Журнал «Начало» №10, 2001 г.
[1] Композиционная организация изображения — будь то знак или символ, абстрактная или предметная форма, — подразумевает символически-значимую пространственную структуру, включающею данное изображение в широкий символический контекст. Композиция устанавливает «место» изолированного знака или символа в целостной «картине мира». Так отпечаток руки как таковой есть элементарный знак (например, знак причастности, владения), в то же время изображение руки, «простертой вдаль», предполагает композиционно организованный образ, устанавливающий отношения центра и периферии, человеческого и человеку внеположенного и т.п.

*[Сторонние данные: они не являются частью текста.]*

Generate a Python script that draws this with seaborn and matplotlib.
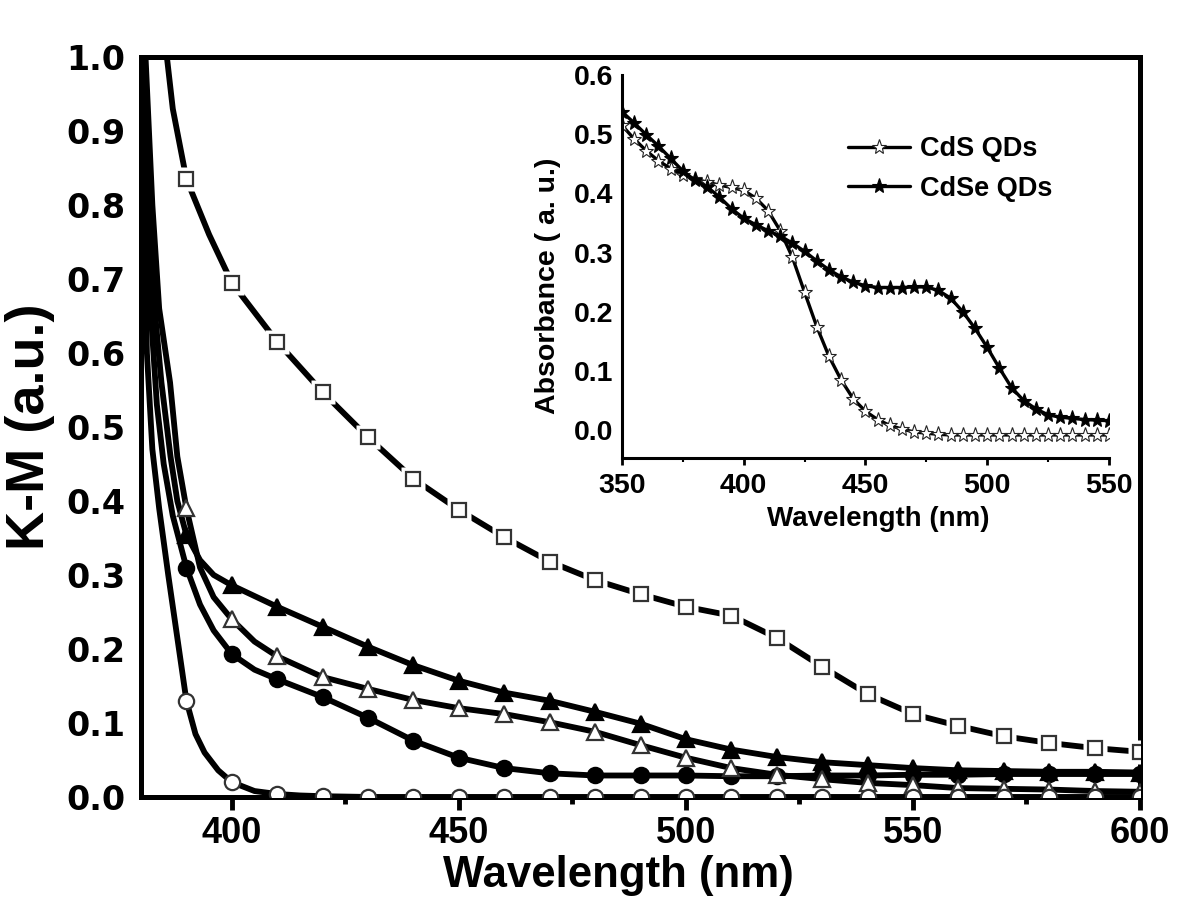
import numpy as np
import matplotlib
matplotlib.use("Agg")
import matplotlib.pyplot as plt
import seaborn as sns
from matplotlib.ticker import MultipleLocator, FormatStrFormatter

# ---- main panel: K-M curves (wavelength in nm) ----
sq_x = [385.7, 387, 390, 395, 400, 410, 420, 430, 440, 450, 460, 470, 480, 490, 500,
        510, 520, 530, 540, 550, 560, 570, 580, 590, 600]
sq_y = [1.0, 0.93, 0.835, 0.76, 0.695, 0.615, 0.547, 0.486, 0.43, 0.388, 0.351, 0.318,
        0.293, 0.274, 0.257, 0.245, 0.215, 0.176, 0.139, 0.112, 0.096, 0.082, 0.073,
        0.066, 0.061]

ftri_x = [380.7, 381.8, 383, 384.5, 386.5, 388, 390, 393, 396, 400, 410, 420, 430, 440,
          450, 460, 470, 480, 490, 500, 510, 520, 530, 540, 550, 560, 570, 580, 590, 600]
ftri_y = [1.0, 0.8, 0.66, 0.56, 0.46, 0.40, 0.354, 0.32, 0.30, 0.286, 0.257, 0.23, 0.203,
          0.178, 0.157, 0.141, 0.13, 0.115, 0.099, 0.078, 0.064, 0.054, 0.047, 0.043,
          0.039, 0.036, 0.035, 0.034, 0.034, 0.033]

otri_x = [381, 382.5, 384, 386.4, 388, 390, 393, 396, 400, 405, 410, 420, 430, 440, 450,
          460, 470, 480, 490, 500, 510, 520, 530, 540, 550, 560, 570, 580, 590, 600]
otri_y = [1.0, 0.8, 0.66, 0.56, 0.46, 0.39, 0.31, 0.27, 0.24, 0.21, 0.19, 0.162, 0.146,
          0.131, 0.12, 0.112, 0.101, 0.088, 0.07, 0.053, 0.039, 0.03, 0.024, 0.019,
          0.016, 0.012, 0.011, 0.01, 0.008, 0.007]

fcir_x = [380.5, 381.3, 382.2, 383.5, 385, 387, 390, 393, 396, 400, 405, 410, 420, 430,
          440, 450, 460, 470, 480, 490, 500, 510, 520, 530, 540, 550, 560, 570, 580, 590, 600]
fcir_y = [1.0, 0.8, 0.65, 0.53, 0.45, 0.38, 0.31, 0.26, 0.225, 0.193, 0.172, 0.159, 0.135,
          0.107, 0.076, 0.053, 0.039, 0.032, 0.029, 0.029, 0.029, 0.028, 0.028, 0.029,
          0.029, 0.03, 0.03, 0.031, 0.031, 0.031, 0.031]

ocir_x = [380.2, 380.7, 381.3, 382.5, 384, 386, 388, 390, 392, 394, 397, 400, 405, 410,
          415, 420, 430, 440, 450, 460, 470, 480, 490, 500, 510, 520, 530, 540, 550, 560,
          570, 580, 590, 600]
ocir_y = [1.0, 0.78, 0.6, 0.47, 0.39, 0.30, 0.215, 0.13, 0.085, 0.06, 0.036, 0.02, 0.008,
          0.004, 0.002, 0.001, 0, 0, 0, 0, 0, 0, 0, 0, 0, 0, 0, 0, 0, 0, 0, 0, 0, 0]

# ---- inset: absorbance ----
ins_x = list(range(350, 555, 5))
cds_y = [0.515, 0.492, 0.472, 0.455, 0.442, 0.431, 0.424, 0.419, 0.414, 0.41, 0.405,
         0.392, 0.371, 0.337, 0.292, 0.233, 0.175, 0.125, 0.085, 0.053, 0.032, 0.018,
         0.008, 0.002, -0.003, -0.005, -0.007, -0.008, -0.008, -0.008, -0.008, -0.008,
         -0.008, -0.008, -0.008, -0.008, -0.008, -0.008, -0.008, -0.008, -0.008]
cdse_y = [0.538, 0.519, 0.499, 0.48, 0.459, 0.438, 0.422, 0.411, 0.394, 0.374, 0.358,
          0.347, 0.337, 0.328, 0.316, 0.302, 0.286, 0.271, 0.259, 0.25, 0.244, 0.241,
          0.241, 0.241, 0.242, 0.242, 0.236, 0.223, 0.2, 0.172, 0.14, 0.105, 0.072,
          0.05, 0.036, 0.026, 0.022, 0.02, 0.018, 0.017, 0.016]

sns.set_style("white")
plt.rcParams.update({"text.color": "black", "axes.labelcolor": "black",
                     "xtick.color": "black", "ytick.color": "black"})
arial = ["Liberation Sans", "DejaVu Sans"]
wide = ["DejaVu Sans"]

fig = plt.figure(figsize=(12, 9.19), dpi=100)
ax = fig.add_axes([0.1175, 0.1328, 0.8325, 0.8052])


def draw(x, y, marker, face, ms, z, gap=False):
    x = np.asarray(x, float)
    y = np.asarray(y, float)
    sns.lineplot(x=x, y=y, ax=ax, color="black", lw=4.2, sort=False,
                 estimator=None, zorder=z)
    keep = (x >= 390) & (np.mod(x, 10) == 0)
    if gap:
        ax.plot(x[keep], y[keep], ls="none", marker=marker, ms=ms + 7, mfc="white",
                mec="none", zorder=z + 0.1)
    ax.plot(x[keep], y[keep], ls="none", marker=marker, ms=ms, mfc=face,
            mec="black" if face == "black" else "#333333", mew=1.6, zorder=z + 0.2)


draw(ftri_x, ftri_y, "^", "black", 12, 2)
draw(fcir_x, fcir_y, "o", "black", 11, 3)
draw(otri_x, otri_y, "^", "white", 12, 4)
draw(ocir_x, ocir_y, "o", "white", 11, 5)
draw(sq_x, sq_y, "s", "white", 10, 6, gap=True)

ax.set_xlim(380, 600)
ax.set_ylim(0, 1.0)
ax.xaxis.set_major_locator(MultipleLocator(50))
ax.xaxis.set_minor_locator(MultipleLocator(25))
ax.yaxis.set_major_locator(MultipleLocator(0.1))
ax.yaxis.set_major_formatter(FormatStrFormatter("%.1f"))
for s in ax.spines.values():
    s.set_linewidth(3.6)
    s.set_color("black")
ax.tick_params(axis="x", which="major", direction="out", length=9, width=3.5, pad=5,
               bottom=True)
ax.tick_params(axis="x", which="minor", direction="out", length=5, width=3.5,
               bottom=True)
ax.tick_params(axis="y", length=0, pad=11, left=True)
for lab in ax.get_xticklabels():
    lab.set_fontfamily(arial)
    lab.set_fontsize(26)
    lab.set_fontweight("bold")
for lab in ax.get_yticklabels():
    lab.set_fontfamily(wide)
    lab.set_fontsize(24)
    lab.set_fontweight("bold")
ax.set_xlabel("Wavelength (nm)", fontsize=31.5, fontweight="bold", family=arial)
ax.xaxis.set_label_coords(0.478, -0.078)
ax.set_ylabel("K-M (a.u.)", fontsize=39, fontweight="bold", family=arial)
ax.yaxis.set_label_coords(-0.086, 0.5)

# ---- inset ----
ins = fig.add_axes([0.5183, 0.5016, 0.4058, 0.4168])
ins.patch.set_alpha(0)
sns.lineplot(x=ins_x, y=cds_y, ax=ins, color="black", lw=2.4, marker="*", ms=11,
             mfc="white", mec="#222222", mew=0.8, label="CdS QDs")
sns.lineplot(x=ins_x, y=cdse_y, ax=ins, color="black", lw=2.4, marker="*", ms=11,
             mfc="black", mec="black", mew=0.8, label="CdSe QDs")
ins.set_xlim(350, 550)
ins.set_ylim(-0.047, 0.6)
ins.xaxis.set_major_locator(MultipleLocator(50))
ins.xaxis.set_minor_locator(MultipleLocator(25))
ins.yaxis.set_major_locator(MultipleLocator(0.1))
ins.yaxis.set_major_formatter(FormatStrFormatter("%.1f"))
ins.spines["top"].set_visible(False)
ins.spines["right"].set_visible(False)
for k in ("left", "bottom"):
    ins.spines[k].set_linewidth(2.2)
    ins.spines[k].set_color("black")
ins.tick_params(axis="x", which="major", direction="out", length=5, width=2, pad=6,
                bottom=True)
ins.tick_params(axis="x", which="minor", direction="out", length=3, width=1.5,
                bottom=True)
ins.tick_params(axis="y", length=0, pad=6)
for lab in ins.get_xticklabels() + ins.get_yticklabels():
    lab.set_fontfamily(arial)
    lab.set_fontsize(20.5)
    lab.set_fontweight("bold")
ins.set_xlabel("Wavelength (nm)", fontsize=20, fontweight="bold", family=arial)
ins.xaxis.set_label_coords(0.527, -0.125)
ins.set_ylabel("Absorbance ( a. u.)", fontsize=20.5, fontweight="bold", family=arial)
ins.yaxis.set_label_coords(-0.125, 0.449)
ins.legend(loc="upper left", bbox_to_anchor=(0.464, 0.84), frameon=False,
           prop={"family": arial, "weight": "bold", "size": 19.5},
           handlelength=2.3, handletextpad=0.36, labelspacing=0.5,
           borderaxespad=0, borderpad=0)

fig.savefig("out.png", dpi=100)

[2] Применительно к искусству кватроченто композиционная формула предстояния описана и чутко интерпретирована И.Е. Даниловой. Ее смысловые интенции в контексте западной христианской традиции автор суммирует как образ «явления божества». (См. И.Е. Данилова О композиционных формулах в искусстве кватроченто — «Искусство Средних веков и Возрождения » (сборник статей) М., 1984 ). Удивительно, что Данилова не замечает универсальную значимость композиционной структуры, описанной ею на исторически-локальном материале. Образ предстояния, как кажется, адекватнее выражает типологическое единство исторически-сквозного иконографического ряда.
[3] Напомним, что в символических оппозициях архаического изображения динамика и статика противостоят друг другу как профанная экспрессия и священная неподвижность. Профанные персонажи, представители хаоса: враги, пленники, рабы, слуги, танцовщицы, скот выпадают из регламентации канона. На фоне условных священных изображений персонажи профанного мира порою поразительно-характерны, даны в ракурсах, непринужденно-экспрессивны.
[4] По выражению Л.А. Успенского, здесь «выражается то, что невыразимо, изображается то, что неизобразимо», и далее: «характерной чертой православной иконы является отсутствие возглавления группы апостолов… Место во главе апостольского круга остается пустым и непосредственно композиционно связано с символическим небом, т.е. с горним миром. Православная икона Пятидесятницы выражает непосредственную связь Церкви с ее троичным первообразом, с одной стороны, и ее соотношение с миром — с другой (космос внизу иконы)». (Л.А. Успенский «Богословие иконы православной церкви» Издательство Западно-европейского экзархата Московского патриархата, 1989, с. 460—461).
[5] Инок Григорий (Круг) «Мысли об иконе» М. 1997, с. 111.